Meu pé de araçá
Uma história de infância surgida durante visita ao Salão da Motocicleta, em São Paulo.
Por Leandro Alvares
Por Leandro Alvares
Natal de 1958. No pé do pinheiro enfeitado tinha um pacote enorme com um laço vermelho, e eu estava curioso para saber o que era aquilo. Seria o tão sonhado presente que há tempos queria ganhar?
Fui ver minha mãe, que com minhas tias andava atarefada com os preparos de última hora para a já tradicional ceia da meia noite, para disparar uma pergunta: “Sabe o que é aquele pacotão na sala?”. “Sei e não é para você, xispa daqui”, respondeu.
Não satisfeito com a resposta fui procurar meu avô que estava conversando com meu pai sobre uma velha motocicleta que eles tinham visto rodando pelo bairro. Nova pergunta: “Para quem é aquele presente grande que está na arvore de Natal?”A resposta foi seca: “Não fazemos a menor idéia”.
Meia noite, já era hora de abrir os presentes. Fui o último e o pacotão era para mim, uma reluzente e marrom escura bicicleta da marca Gorik com freio traseiro no contra pedal. Eu naquela época já sabia pedalar, porém com as bicicletas dos outros, mas aquela belezura agora era minha e com ela passei a rodar por todo o bairro.
Que maravilha! Ir para a escola então era uma aventura, principalmente quando chovia e voltava sempre enlameado, para desespero de minha mãe. Lembro também que perto de casa tinha uma chácara bem próxima do rio Pinheiros (SP)e um pé de araçá enorme.
Dava um pulo por lá sempre que podia, subia na árvore para comer a tal frutinha e aproveitava para pescar lambari na lagoa. A “bici” era a fiel companheira de todas as horas e com ela eu me divertia muito.
Um belo dia estava pendurado na árvore e a minha bici estacionada na sombra da frondosa fruteira quando de dentro do Galpão da Chácara surgiu um som fortíssimo, na verdade parecia mais um urro de leão, uma barulheira medonha. Desci rapidamente, corri até a porta lateral e entrei.
O que vi foi uma bicicleta muito maior que a minha, dotada de pneus enormes, cheia de cromados, um selim que mais parecia um sofá. E como ela trepidava, fiquei paralisado vendo aquele monstro pronto a me abocanhar.
Ao lado da máquina um senhor com muita idade, de cabelos e barba brancos com e um sorriso espontâneo no rosto. Ele vestia calça e jaqueta de couro preta e um gorrinho de lona marrom. Em suas mãos um óculos de aviador. “Vou levar uma bronca”, pensei. Virei e antes que eu pudesse me ver livre de tudo aquilo escutei do velho senhor. “Vou viajar , cuide bem do meu pé de araçá”.

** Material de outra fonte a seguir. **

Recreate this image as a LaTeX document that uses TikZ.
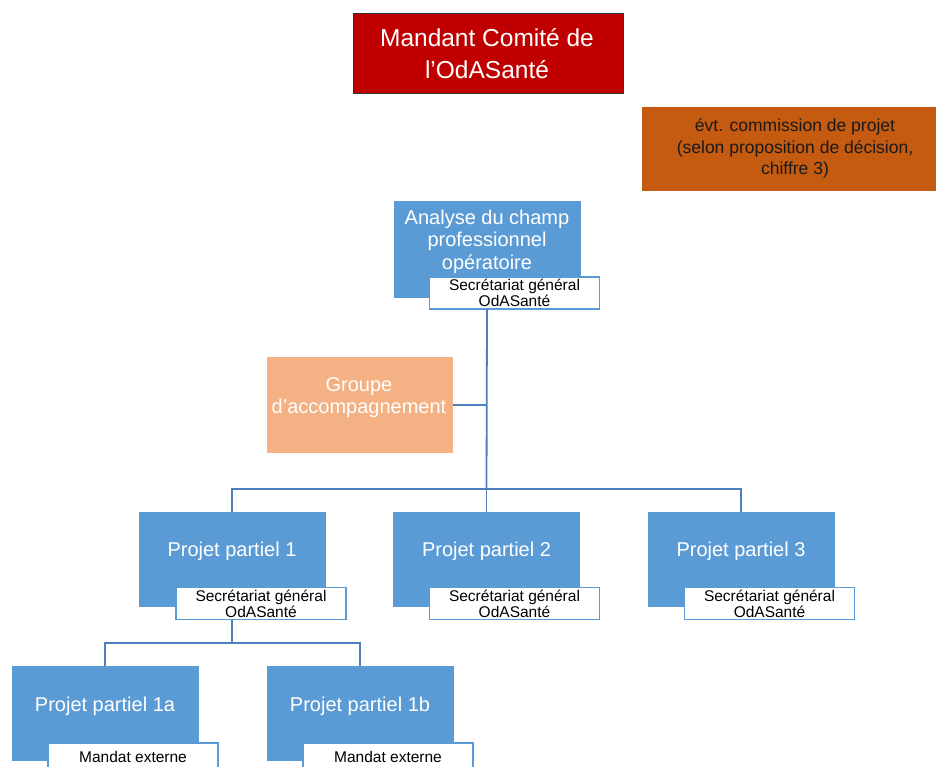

O tempo passou. Em 1966 rodei pela primeira vez de motocicleta. A chácara já não existe mais e o pé de araçá se foi, mas hoje eu sei que aquele velho senhor era um motociclista e a moto uma Indian.
Lembrei dessa historia quando entrei no estande da revista MOTO.com.br e vi uma delas tranqüilamente estacionada a me procurar.